• [THE TASK]: Go through the material and pull out every line with the string "this" in it.

• [INFORMATION PROVIDED]:
"""

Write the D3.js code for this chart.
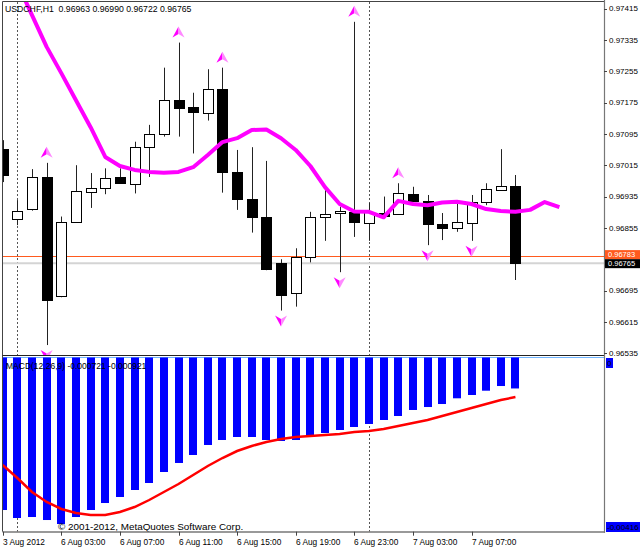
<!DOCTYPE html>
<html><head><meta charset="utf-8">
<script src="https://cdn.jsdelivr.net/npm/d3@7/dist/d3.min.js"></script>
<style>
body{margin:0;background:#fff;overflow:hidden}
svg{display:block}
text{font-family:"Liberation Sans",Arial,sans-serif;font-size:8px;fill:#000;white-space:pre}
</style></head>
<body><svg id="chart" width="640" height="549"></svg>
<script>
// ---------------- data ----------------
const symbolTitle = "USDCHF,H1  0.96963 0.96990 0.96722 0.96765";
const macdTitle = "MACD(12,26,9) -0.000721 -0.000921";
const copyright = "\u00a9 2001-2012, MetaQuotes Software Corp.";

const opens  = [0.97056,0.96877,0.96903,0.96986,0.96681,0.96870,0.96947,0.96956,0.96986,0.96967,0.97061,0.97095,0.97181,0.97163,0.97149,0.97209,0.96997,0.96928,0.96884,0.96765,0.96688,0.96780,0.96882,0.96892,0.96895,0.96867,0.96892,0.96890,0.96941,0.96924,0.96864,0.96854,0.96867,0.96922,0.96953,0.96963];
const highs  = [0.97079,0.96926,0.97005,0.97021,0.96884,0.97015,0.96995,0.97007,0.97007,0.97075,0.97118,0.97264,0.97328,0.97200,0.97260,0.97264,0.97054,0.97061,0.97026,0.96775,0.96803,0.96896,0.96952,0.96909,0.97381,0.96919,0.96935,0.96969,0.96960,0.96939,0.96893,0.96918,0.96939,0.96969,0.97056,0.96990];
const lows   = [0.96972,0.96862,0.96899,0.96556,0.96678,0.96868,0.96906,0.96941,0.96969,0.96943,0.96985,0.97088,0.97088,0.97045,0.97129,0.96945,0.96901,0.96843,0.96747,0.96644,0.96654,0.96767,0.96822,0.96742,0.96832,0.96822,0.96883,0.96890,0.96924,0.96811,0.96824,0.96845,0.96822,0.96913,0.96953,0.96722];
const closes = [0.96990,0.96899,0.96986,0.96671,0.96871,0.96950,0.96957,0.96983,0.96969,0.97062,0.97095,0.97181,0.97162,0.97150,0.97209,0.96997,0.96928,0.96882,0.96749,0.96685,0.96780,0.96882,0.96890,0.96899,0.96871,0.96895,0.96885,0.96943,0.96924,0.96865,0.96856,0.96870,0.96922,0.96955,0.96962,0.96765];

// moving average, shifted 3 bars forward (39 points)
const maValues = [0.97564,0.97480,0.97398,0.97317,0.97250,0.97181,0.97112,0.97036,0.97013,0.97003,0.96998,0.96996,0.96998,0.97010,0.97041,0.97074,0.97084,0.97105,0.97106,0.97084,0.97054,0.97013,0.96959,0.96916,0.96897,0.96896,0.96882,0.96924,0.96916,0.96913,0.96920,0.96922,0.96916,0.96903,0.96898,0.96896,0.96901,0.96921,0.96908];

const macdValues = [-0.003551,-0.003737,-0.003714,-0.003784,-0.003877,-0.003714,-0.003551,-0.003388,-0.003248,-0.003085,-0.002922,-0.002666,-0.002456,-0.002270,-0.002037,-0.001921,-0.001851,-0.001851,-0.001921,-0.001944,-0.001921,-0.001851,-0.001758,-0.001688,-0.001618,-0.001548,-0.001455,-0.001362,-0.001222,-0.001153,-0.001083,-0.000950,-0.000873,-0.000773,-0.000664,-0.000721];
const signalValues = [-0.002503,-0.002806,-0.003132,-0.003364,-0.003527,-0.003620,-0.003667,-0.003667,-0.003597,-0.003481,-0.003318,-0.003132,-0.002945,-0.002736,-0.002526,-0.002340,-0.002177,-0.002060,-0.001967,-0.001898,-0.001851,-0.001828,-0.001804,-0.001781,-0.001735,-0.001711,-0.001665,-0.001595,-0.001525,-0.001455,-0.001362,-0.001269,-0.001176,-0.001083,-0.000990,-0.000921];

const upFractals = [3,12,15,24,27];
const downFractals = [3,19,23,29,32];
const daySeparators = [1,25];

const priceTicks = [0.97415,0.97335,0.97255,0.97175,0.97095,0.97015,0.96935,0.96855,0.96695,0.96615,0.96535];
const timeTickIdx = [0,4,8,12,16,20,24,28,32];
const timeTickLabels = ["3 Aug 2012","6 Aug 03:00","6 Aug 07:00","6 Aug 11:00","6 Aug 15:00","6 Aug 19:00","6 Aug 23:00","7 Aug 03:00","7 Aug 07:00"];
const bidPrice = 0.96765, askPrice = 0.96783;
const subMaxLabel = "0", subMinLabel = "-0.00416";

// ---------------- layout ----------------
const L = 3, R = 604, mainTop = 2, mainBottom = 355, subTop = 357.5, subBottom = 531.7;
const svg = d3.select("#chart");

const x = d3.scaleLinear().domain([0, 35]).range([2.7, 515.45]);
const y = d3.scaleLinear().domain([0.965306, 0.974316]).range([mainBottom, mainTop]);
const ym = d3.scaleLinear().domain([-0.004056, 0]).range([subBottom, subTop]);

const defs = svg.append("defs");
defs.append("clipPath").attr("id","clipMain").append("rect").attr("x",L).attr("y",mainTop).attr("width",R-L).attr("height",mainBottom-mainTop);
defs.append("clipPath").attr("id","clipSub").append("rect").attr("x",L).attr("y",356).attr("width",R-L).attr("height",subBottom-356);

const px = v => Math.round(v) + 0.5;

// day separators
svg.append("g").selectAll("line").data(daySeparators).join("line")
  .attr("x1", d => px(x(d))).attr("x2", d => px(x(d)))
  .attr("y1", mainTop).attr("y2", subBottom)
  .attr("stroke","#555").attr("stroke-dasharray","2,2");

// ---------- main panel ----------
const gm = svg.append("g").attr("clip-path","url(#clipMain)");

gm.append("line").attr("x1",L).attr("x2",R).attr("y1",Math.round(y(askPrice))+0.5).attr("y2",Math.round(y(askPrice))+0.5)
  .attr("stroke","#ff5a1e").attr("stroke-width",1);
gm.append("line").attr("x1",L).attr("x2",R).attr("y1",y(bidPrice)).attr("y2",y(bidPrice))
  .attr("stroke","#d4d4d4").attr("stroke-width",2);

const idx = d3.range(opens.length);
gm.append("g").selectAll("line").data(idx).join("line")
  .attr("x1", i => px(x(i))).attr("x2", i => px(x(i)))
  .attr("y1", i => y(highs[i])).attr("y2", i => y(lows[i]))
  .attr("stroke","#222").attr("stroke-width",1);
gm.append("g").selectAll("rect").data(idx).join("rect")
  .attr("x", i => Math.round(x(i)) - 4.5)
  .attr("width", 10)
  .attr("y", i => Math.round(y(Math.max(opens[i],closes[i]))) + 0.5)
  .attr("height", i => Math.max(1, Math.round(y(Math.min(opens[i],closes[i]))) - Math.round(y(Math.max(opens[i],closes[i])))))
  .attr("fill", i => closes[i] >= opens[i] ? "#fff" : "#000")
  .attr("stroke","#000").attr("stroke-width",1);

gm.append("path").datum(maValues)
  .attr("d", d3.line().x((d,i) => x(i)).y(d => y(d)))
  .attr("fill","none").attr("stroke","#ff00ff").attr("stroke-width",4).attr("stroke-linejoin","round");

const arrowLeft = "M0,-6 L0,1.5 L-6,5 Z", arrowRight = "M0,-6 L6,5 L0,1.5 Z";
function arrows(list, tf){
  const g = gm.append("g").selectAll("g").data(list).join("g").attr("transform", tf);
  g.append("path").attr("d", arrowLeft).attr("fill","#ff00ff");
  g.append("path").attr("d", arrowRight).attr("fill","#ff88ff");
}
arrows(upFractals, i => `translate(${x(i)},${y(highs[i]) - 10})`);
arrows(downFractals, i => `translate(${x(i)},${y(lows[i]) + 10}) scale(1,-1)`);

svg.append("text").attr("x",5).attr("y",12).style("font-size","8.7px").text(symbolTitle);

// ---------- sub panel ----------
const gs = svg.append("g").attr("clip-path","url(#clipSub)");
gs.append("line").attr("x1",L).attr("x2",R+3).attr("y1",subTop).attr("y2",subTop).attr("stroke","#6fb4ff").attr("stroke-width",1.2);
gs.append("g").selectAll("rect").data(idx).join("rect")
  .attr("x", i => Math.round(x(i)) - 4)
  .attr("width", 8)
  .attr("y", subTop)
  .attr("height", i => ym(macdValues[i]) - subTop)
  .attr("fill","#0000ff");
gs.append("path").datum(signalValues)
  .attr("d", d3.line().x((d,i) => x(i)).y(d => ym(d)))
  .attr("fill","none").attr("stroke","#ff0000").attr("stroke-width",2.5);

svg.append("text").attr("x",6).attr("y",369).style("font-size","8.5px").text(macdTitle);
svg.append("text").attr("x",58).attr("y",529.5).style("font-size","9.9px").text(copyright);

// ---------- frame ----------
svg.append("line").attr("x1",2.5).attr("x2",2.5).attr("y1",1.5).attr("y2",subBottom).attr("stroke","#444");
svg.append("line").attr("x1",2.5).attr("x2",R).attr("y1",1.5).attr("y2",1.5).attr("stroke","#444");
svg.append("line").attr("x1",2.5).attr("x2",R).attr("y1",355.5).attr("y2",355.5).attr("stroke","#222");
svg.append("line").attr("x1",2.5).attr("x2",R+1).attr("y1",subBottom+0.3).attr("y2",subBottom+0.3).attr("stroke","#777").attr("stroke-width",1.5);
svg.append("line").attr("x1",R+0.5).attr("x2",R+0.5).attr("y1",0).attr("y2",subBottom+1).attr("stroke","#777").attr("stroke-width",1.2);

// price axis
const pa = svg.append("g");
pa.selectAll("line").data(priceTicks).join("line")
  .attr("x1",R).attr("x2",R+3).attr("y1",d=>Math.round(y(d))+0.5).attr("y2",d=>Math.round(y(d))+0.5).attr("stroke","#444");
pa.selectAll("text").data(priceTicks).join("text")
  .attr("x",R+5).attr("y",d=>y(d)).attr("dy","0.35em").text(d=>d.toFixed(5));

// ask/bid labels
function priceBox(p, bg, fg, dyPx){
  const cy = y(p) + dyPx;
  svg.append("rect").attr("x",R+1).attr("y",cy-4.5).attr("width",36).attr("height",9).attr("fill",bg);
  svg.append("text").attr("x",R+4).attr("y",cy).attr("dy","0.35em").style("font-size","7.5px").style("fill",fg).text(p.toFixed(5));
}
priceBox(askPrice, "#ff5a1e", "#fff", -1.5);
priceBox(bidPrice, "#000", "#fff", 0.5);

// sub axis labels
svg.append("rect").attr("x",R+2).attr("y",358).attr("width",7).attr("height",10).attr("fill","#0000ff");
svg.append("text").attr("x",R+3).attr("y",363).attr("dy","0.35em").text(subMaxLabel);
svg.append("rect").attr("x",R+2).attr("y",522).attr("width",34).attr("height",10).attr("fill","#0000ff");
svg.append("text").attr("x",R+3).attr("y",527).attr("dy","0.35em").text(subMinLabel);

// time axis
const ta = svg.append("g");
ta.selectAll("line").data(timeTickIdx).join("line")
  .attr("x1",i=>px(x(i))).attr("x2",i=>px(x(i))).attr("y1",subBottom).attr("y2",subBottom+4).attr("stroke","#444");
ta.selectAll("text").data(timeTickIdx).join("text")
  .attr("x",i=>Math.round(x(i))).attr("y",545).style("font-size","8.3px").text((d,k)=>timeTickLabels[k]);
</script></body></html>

"""
"""

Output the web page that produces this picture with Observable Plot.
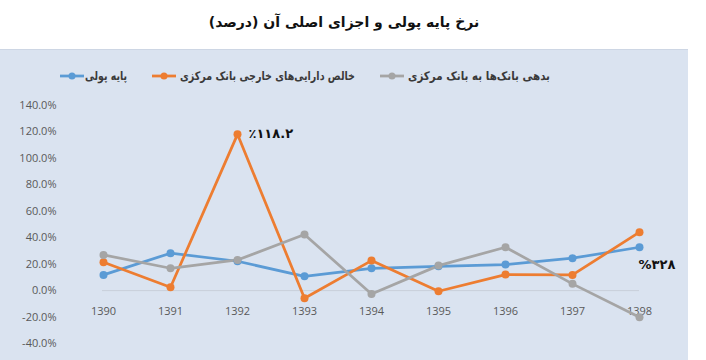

"""

• [RESULT BELOW]:
Write the D3.js code for this chart.
Output the web page that produces this picture with Observable Plot.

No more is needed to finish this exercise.